La plateforme va étudier la mise en œuvre des paiements conditionnels en euro numérique sur le plan technique. Autrement dit, ils vont déterminer comment s’assurer que les transactions s’effectuent automatiquement lorsque des conditions prédéfinies sont remplies. Les nouveaux partenaires de la BCE étudieront également la manière d’utiliser l’euro numérique pour les paiements quotidiens.
Les travaux sont encore à leurs débuts. Pourtant, le membre du directoire de la BCE, Piero Cipollone, a déclaré en avril dernier qu’on approche de « la fin de la phase de préparation ». De plus, il faudra attendre le feu vert final du Parlement européen et du Conseil.
Cipollone estime que l’euro numérique est la clé de la souveraineté monétaire de l’Europe. La BCE justifie l’euro numérique par la nécessité de réduire la dépendance européenne aux infrastructures étrangères, notamment Visa et Mastercard, qui dominent les systèmes de paiement. Un enjeu géopolitique majeur, alors que les tensions commerciales pourraient, selon Cipollone, faire des paiements un « point de négociation » dans un monde fragmenté.
Cipollone compte beaucoup sur cette plateforme pour faire avancer les choses.
« L’ampleur et la créativité des propositions soulignent le potentiel de l’euro numérique en tant que catalyseur de l’innovation financière en Europe, y compris le développement de nouvelles solutions qui améliorent encore l’expérience de paiement des Européens et créent des opportunités de marché »,
a-t-il ajouté.
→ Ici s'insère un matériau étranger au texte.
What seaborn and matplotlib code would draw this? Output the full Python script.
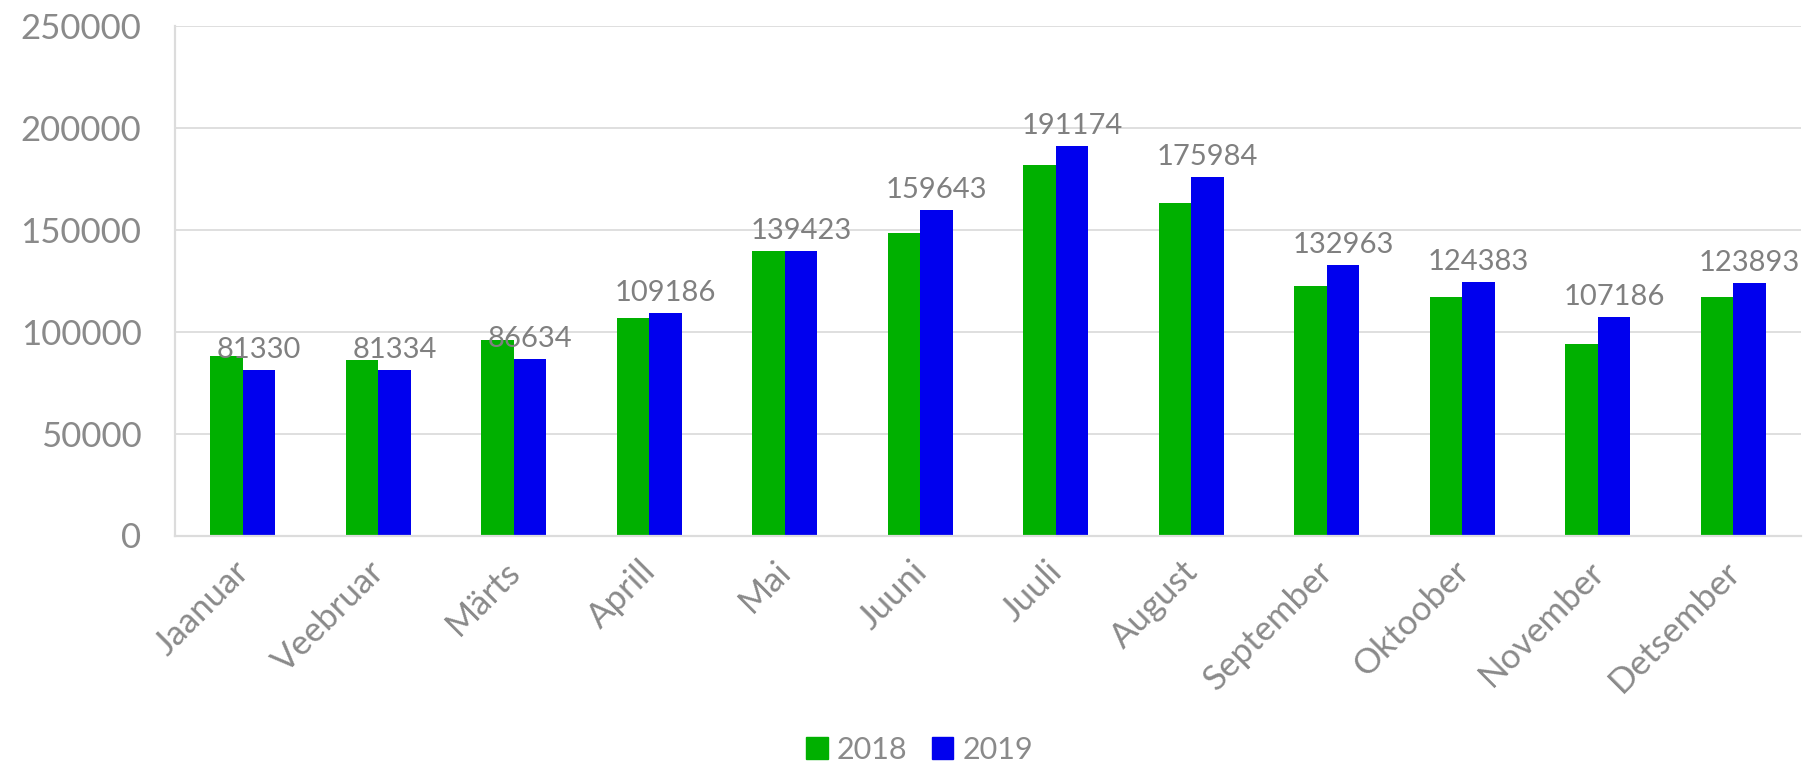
import pandas as pd
import seaborn as sns
import matplotlib.pyplot as plt
from matplotlib.transforms import ScaledTranslation

# Data
months = ["Jaanuar", "Veebruar", "Märts", "Aprill", "Mai", "Juuni",
          "Juuli", "August", "September", "Oktoober", "November", "Detsember"]
years = ["2018", "2019"]
values_2018 = [88000, 86000, 95800, 106500, 139800, 148200,
               181600, 163300, 122500, 116800, 94000, 117200]
values_2019 = [81330, 81334, 86634, 109186, 139423, 159643,
               191174, 175984, 132963, 124383, 107186, 123893]
yticks = [0, 50000, 100000, 150000, 200000, 250000]

colors = ["#00b000", "#0000ee"]
text_gray = "#8a8a8a"
grid_gray = "#dcdcdc"

df = pd.DataFrame({
    "month": months * 2,
    "year": [years[0]] * len(months) + [years[1]] * len(months),
    "value": values_2018 + values_2019,
})

sns.set_style("white")
plt.rcParams["font.family"] = ["Lato", "DejaVu Sans"]

fig = plt.figure(figsize=(18.03, 7.65), dpi=100)
ax = fig.add_axes([0.097, 0.30, 0.902, 0.666])

sns.barplot(data=df, x="month", y="value", hue="year", palette=colors,
            width=0.48, gap=0, saturation=1, ax=ax, legend=False,
            linewidth=0, errorbar=None)

# labels only on 2019 bars
ax.bar_label(ax.containers[1], labels=[str(v) for v in values_2019],
             padding=5, fontsize=21, color="#808080")

ax.set_ylim(0, 250000)
ax.set_xlim(-0.5, 11.5)
ax.set_yticks(yticks)
ax.set_yticklabels([str(t) for t in yticks])
ax.set_xlabel("")
ax.set_ylabel("")

ax.yaxis.grid(True, color=grid_gray, linewidth=1.3)
ax.set_axisbelow(True)
for side in ["top", "right"]:
    ax.spines[side].set_visible(False)
for side in ["left", "bottom"]:
    ax.spines[side].set_color(grid_gray)
    ax.spines[side].set_linewidth(1.6)

ax.tick_params(axis="y", length=0, pad=24, labelsize=25, labelcolor=text_gray)
ax.tick_params(axis="x", length=0, pad=14, labelsize=25, labelcolor=text_gray)
shift = ScaledTranslation(-0.1, 0, fig.dpi_scale_trans)
for lbl in ax.get_xticklabels():
    lbl.set_rotation(45)
    lbl.set_ha("right")
    lbl.set_rotation_mode("anchor")
    lbl.set_transform(lbl.get_transform() + shift)

handles = [plt.Rectangle((0, 0), 1, 1, color=c) for c in colors]
fig.legend(handles, years, loc="center", bbox_to_anchor=(0.51, 0.02),
           ncol=2, frameon=False, fontsize=22, labelcolor=text_gray,
           handlelength=0.7, handleheight=0.7, handletextpad=0.3,
           columnspacing=0.8)

fig.savefig("out.png", dpi=100)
Pourtant, malgré ces promesses, le projet en est encore à une phase exploratoire, après plusieurs années de débats.
La décision finale appartiendra au Parlement européen et au Conseil de l’Union européenne, qui devront se prononcer sur la suite du projet.
Face aux stablecoins en dollars, l’Europe cherche sa voie
En Europe, les espèces restent le moyen de paiement le plus utilisé. Pour Cipollone, l’idée n’est pas de les éliminer définitivement. En revanche, il pense qu’il est temps d’innover l’Eurosystème en lançant l’euro numérique. Mais la mise en place de ce nouveau système de paiement est devenue une source de débat. La question est : pourquoi ne pas opter pour les stablecoins ?

Aujourd’hui, le marché des stablecoins est largement dominé par les USDt (Tether) et USDC (Circle), avec une adoption quasi inexistante des stablecoins en euros. Alors que les États-Unis bénéficient de cette domination dans le contexte d’un dollar fort, l’Europe n’a pas su imposer sa propre monnaie numérique stable.
La BCE est donc confrontée à un dilemme :
- Une approche « crypto-native » : un jeton sur blockchain publique, émis par la BCE, avec des fonctionnalités de contrats intelligents. Cette option, inspirée de Tether, permettrait une intégration transparente avec l’écosystème crypto tout en conservant un rôle central pour la BCE.
- Un système centralisé « à la chinoise » : sans blockchain, opaque et contrôlé par la BCE. Efficace techniquement, mais peu attractif pour les utilisateurs habitués à la transparence des cryptomonnaies
Pour réussir, l’euro numérique doit convaincre à la fois les citoyens et les marchés. Un jeton émis par la BCE bénéficierait d’une crédibilité supérieure à celle des stablecoins privés, mais son succès dépendra de sa facilité d’utilisation et de son interopérabilité. En parallèle, des acteurs comme BlackRock (700 millions de dollars investis récemment) ou Dao5 (levée de 220 millions) rappellent que le secteur privé reste un concurrent sérieux.